- Problem requirements: Take the data below and repeat it exactly.

** Start of Data block **

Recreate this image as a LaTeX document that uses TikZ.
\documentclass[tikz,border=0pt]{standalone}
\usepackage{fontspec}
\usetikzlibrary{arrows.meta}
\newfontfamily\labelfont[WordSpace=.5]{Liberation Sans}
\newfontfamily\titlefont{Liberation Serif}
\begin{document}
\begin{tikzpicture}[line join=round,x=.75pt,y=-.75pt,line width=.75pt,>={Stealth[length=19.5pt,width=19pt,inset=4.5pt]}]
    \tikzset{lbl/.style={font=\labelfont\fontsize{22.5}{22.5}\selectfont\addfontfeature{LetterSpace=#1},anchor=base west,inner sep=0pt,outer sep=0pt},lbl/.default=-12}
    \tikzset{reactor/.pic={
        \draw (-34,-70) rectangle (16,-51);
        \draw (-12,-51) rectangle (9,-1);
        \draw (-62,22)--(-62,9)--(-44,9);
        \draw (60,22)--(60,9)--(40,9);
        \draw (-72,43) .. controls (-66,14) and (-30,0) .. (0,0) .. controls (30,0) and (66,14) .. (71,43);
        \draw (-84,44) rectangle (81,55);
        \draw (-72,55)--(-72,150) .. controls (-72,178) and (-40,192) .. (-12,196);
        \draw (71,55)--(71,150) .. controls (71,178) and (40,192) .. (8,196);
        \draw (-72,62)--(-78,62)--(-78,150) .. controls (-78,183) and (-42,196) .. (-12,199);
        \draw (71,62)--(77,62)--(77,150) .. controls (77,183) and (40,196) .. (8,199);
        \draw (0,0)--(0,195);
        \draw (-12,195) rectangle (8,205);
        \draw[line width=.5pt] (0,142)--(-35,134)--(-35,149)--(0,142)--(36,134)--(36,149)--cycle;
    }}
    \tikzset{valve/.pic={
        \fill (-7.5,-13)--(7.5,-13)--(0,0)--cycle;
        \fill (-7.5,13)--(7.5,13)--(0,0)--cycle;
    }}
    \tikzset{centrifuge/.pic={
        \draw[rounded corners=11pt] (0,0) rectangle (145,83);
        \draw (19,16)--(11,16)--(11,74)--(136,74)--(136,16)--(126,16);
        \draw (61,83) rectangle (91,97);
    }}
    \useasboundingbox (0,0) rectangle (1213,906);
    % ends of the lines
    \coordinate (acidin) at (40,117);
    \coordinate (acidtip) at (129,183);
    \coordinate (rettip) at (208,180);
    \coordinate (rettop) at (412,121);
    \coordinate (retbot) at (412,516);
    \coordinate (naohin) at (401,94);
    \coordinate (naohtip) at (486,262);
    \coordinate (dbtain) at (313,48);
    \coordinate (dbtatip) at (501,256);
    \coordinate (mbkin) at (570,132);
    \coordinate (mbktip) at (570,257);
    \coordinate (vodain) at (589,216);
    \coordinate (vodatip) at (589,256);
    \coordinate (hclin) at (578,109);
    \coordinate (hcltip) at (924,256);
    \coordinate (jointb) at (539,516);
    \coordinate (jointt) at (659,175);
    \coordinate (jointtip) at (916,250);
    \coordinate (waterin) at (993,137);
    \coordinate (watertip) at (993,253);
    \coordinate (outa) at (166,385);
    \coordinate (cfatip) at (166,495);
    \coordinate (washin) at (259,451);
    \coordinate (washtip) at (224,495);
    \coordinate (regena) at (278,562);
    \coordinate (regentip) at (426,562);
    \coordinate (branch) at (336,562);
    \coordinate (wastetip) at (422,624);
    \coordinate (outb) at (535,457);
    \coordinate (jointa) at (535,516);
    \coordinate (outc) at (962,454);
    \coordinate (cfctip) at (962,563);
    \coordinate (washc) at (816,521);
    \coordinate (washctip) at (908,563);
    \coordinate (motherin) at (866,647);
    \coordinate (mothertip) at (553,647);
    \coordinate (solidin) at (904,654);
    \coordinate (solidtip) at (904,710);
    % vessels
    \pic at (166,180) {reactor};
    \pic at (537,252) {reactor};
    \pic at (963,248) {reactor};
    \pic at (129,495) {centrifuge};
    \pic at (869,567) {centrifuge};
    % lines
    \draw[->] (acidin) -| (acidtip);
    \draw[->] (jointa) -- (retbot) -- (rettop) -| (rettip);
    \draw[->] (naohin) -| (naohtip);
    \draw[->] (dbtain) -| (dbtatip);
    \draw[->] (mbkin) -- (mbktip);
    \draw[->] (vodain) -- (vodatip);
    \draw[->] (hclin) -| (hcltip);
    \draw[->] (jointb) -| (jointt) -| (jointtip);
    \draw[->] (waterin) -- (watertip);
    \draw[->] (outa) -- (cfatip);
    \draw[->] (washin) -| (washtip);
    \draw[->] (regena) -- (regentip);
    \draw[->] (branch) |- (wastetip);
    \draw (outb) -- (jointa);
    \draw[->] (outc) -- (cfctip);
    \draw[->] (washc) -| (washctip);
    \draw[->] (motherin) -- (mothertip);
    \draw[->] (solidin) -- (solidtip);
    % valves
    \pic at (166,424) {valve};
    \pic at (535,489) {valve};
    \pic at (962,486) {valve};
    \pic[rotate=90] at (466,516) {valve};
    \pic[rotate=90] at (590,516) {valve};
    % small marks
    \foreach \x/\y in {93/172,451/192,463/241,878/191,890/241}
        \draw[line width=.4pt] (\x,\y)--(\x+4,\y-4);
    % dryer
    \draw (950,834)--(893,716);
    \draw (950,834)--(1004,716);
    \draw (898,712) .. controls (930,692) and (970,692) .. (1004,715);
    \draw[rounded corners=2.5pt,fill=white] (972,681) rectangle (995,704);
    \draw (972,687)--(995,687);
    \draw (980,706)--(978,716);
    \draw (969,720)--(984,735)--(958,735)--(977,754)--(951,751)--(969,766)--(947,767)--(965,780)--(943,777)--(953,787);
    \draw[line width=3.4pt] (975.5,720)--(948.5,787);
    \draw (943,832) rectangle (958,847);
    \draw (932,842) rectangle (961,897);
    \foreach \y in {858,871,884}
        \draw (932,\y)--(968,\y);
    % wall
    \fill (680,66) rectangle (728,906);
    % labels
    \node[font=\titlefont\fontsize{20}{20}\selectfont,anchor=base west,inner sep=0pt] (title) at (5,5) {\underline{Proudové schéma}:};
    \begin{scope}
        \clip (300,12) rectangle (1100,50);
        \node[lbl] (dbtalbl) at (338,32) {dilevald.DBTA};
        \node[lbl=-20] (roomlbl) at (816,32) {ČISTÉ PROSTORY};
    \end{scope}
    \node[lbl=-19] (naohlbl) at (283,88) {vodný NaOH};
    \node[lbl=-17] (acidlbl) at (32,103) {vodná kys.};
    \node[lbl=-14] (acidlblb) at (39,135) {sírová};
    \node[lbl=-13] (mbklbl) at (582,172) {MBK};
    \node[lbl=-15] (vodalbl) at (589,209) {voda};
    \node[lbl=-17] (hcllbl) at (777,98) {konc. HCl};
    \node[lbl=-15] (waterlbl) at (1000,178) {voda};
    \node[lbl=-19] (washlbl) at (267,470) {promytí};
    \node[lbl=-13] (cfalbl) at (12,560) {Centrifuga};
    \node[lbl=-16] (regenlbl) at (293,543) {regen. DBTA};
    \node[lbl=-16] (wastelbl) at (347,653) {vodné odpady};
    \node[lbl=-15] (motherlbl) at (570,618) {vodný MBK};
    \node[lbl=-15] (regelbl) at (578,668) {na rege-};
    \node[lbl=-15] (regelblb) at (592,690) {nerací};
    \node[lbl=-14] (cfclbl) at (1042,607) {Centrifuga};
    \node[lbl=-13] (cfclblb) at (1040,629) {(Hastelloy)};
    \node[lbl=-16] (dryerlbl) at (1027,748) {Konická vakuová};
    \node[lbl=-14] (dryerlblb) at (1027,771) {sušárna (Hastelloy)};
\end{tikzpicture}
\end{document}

** End of Data block **

- Written reply:
Recreate this image as a LaTeX document that uses TikZ.
\documentclass[tikz,border=0pt]{standalone}
\usepackage{fontspec}
\usetikzlibrary{arrows.meta}
\newfontfamily\labelfont[WordSpace=.5]{Liberation Sans}
\newfontfamily\titlefont{Liberation Serif}
\begin{document}
\begin{tikzpicture}[line join=round,x=.75pt,y=-.75pt,line width=.75pt,>={Stealth[length=19.5pt,width=19pt,inset=4.5pt]}]
    \tikzset{lbl/.style={font=\labelfont\fontsize{22.5}{22.5}\selectfont\addfontfeature{LetterSpace=#1},anchor=base west,inner sep=0pt,outer sep=0pt},lbl/.default=-12}
    \tikzset{reactor/.pic={
        \draw (-34,-70) rectangle (16,-51);
        \draw (-12,-51) rectangle (9,-1);
        \draw (-62,22)--(-62,9)--(-44,9);
        \draw (60,22)--(60,9)--(40,9);
        \draw (-72,43) .. controls (-66,14) and (-30,0) .. (0,0) .. controls (30,0) and (66,14) .. (71,43);
        \draw (-84,44) rectangle (81,55);
        \draw (-72,55)--(-72,150) .. controls (-72,178) and (-40,192) .. (-12,196);
        \draw (71,55)--(71,150) .. controls (71,178) and (40,192) .. (8,196);
        \draw (-72,62)--(-78,62)--(-78,150) .. controls (-78,183) and (-42,196) .. (-12,199);
        \draw (71,62)--(77,62)--(77,150) .. controls (77,183) and (40,196) .. (8,199);
        \draw (0,0)--(0,195);
        \draw (-12,195) rectangle (8,205);
        \draw[line width=.5pt] (0,142)--(-35,134)--(-35,149)--(0,142)--(36,134)--(36,149)--cycle;
    }}
    \tikzset{valve/.pic={
        \fill (-7.5,-13)--(7.5,-13)--(0,0)--cycle;
        \fill (-7.5,13)--(7.5,13)--(0,0)--cycle;
    }}
    \tikzset{centrifuge/.pic={
        \draw[rounded corners=11pt] (0,0) rectangle (145,83);
        \draw (19,16)--(11,16)--(11,74)--(136,74)--(136,16)--(126,16);
        \draw (61,83) rectangle (91,97);
    }}
    \useasboundingbox (0,0) rectangle (1213,906);
    % ends of the lines
    \coordinate (acidin) at (40,117);
    \coordinate (acidtip) at (129,183);
    \coordinate (rettip) at (208,180);
    \coordinate (rettop) at (412,121);
    \coordinate (retbot) at (412,516);
    \coordinate (naohin) at (401,94);
    \coordinate (naohtip) at (486,262);
    \coordinate (dbtain) at (313,48);
    \coordinate (dbtatip) at (501,256);
    \coordinate (mbkin) at (570,132);
    \coordinate (mbktip) at (570,257);
    \coordinate (vodain) at (589,216);
    \coordinate (vodatip) at (589,256);
    \coordinate (hclin) at (578,109);
    \coordinate (hcltip) at (924,256);
    \coordinate (jointb) at (539,516);
    \coordinate (jointt) at (659,175);
    \coordinate (jointtip) at (916,250);
    \coordinate (waterin) at (993,137);
    \coordinate (watertip) at (993,253);
    \coordinate (outa) at (166,385);
    \coordinate (cfatip) at (166,495);
    \coordinate (washin) at (259,451);
    \coordinate (washtip) at (224,495);
    \coordinate (regena) at (278,562);
    \coordinate (regentip) at (426,562);
    \coordinate (branch) at (336,562);
    \coordinate (wastetip) at (422,624);
    \coordinate (outb) at (535,457);
    \coordinate (jointa) at (535,516);
    \coordinate (outc) at (962,454);
    \coordinate (cfctip) at (962,563);
    \coordinate (washc) at (816,521);
    \coordinate (washctip) at (908,563);
    \coordinate (motherin) at (866,647);
    \coordinate (mothertip) at (553,647);
    \coordinate (solidin) at (904,654);
    \coordinate (solidtip) at (904,710);
    % vessels
    \pic at (166,180) {reactor};
    \pic at (537,252) {reactor};
    \pic at (963,248) {reactor};
    \pic at (129,495) {centrifuge};
    \pic at (869,567) {centrifuge};
    % lines
    \draw[->] (acidin) -| (acidtip);
    \draw[->] (jointa) -- (retbot) -- (rettop) -| (rettip);
    \draw[->] (naohin) -| (naohtip);
    \draw[->] (dbtain) -| (dbtatip);
    \draw[->] (mbkin) -- (mbktip);
    \draw[->] (vodain) -- (vodatip);
    \draw[->] (hclin) -| (hcltip);
    \draw[->] (jointb) -| (jointt) -| (jointtip);
    \draw[->] (waterin) -- (watertip);
    \draw[->] (outa) -- (cfatip);
    \draw[->] (washin) -| (washtip);
    \draw[->] (regena) -- (regentip);
    \draw[->] (branch) |- (wastetip);
    \draw (outb) -- (jointa);
    \draw[->] (outc) -- (cfctip);
    \draw[->] (washc) -| (washctip);
    \draw[->] (motherin) -- (mothertip);
    \draw[->] (solidin) -- (solidtip);
    % valves
    \pic at (166,424) {valve};
    \pic at (535,489) {valve};
    \pic at (962,486) {valve};
    \pic[rotate=90] at (466,516) {valve};
    \pic[rotate=90] at (590,516) {valve};
    % small marks
    \foreach \x/\y in {93/172,451/192,463/241,878/191,890/241}
        \draw[line width=.4pt] (\x,\y)--(\x+4,\y-4);
    % dryer
    \draw (950,834)--(893,716);
    \draw (950,834)--(1004,716);
    \draw (898,712) .. controls (930,692) and (970,692) .. (1004,715);
    \draw[rounded corners=2.5pt,fill=white] (972,681) rectangle (995,704);
    \draw (972,687)--(995,687);
    \draw (980,706)--(978,716);
    \draw (969,720)--(984,735)--(958,735)--(977,754)--(951,751)--(969,766)--(947,767)--(965,780)--(943,777)--(953,787);
    \draw[line width=3.4pt] (975.5,720)--(948.5,787);
    \draw (943,832) rectangle (958,847);
    \draw (932,842) rectangle (961,897);
    \foreach \y in {858,871,884}
        \draw (932,\y)--(968,\y);
    % wall
    \fill (680,66) rectangle (728,906);
    % labels
    \node[font=\titlefont\fontsize{20}{20}\selectfont,anchor=base west,inner sep=0pt] (title) at (5,5) {\underline{Proudové schéma}:};
    \begin{scope}
        \clip (300,12) rectangle (1100,50);
        \node[lbl] (dbtalbl) at (338,32) {dilevald.DBTA};
        \node[lbl=-20] (roomlbl) at (816,32) {ČISTÉ PROSTORY};
    \end{scope}
    \node[lbl=-19] (naohlbl) at (283,88) {vodný NaOH};
    \node[lbl=-17] (acidlbl) at (32,103) {vodná kys.};
    \node[lbl=-14] (acidlblb) at (39,135) {sírová};
    \node[lbl=-13] (mbklbl) at (582,172) {MBK};
    \node[lbl=-15] (vodalbl) at (589,209) {voda};
    \node[lbl=-17] (hcllbl) at (777,98) {konc. HCl};
    \node[lbl=-15] (waterlbl) at (1000,178) {voda};
    \node[lbl=-19] (washlbl) at (267,470) {promytí};
    \node[lbl=-13] (cfalbl) at (12,560) {Centrifuga};
    \node[lbl=-16] (regenlbl) at (293,543) {regen. DBTA};
    \node[lbl=-16] (wastelbl) at (347,653) {vodné odpady};
    \node[lbl=-15] (motherlbl) at (570,618) {vodný MBK};
    \node[lbl=-15] (regelbl) at (578,668) {na rege-};
    \node[lbl=-15] (regelblb) at (592,690) {nerací};
    \node[lbl=-14] (cfclbl) at (1042,607) {Centrifuga};
    \node[lbl=-13] (cfclblb) at (1040,629) {(Hastelloy)};
    \node[lbl=-16] (dryerlbl) at (1027,748) {Konická vakuová};
    \node[lbl=-14] (dryerlblb) at (1027,771) {sušárna (Hastelloy)};
\end{tikzpicture}
\end{document}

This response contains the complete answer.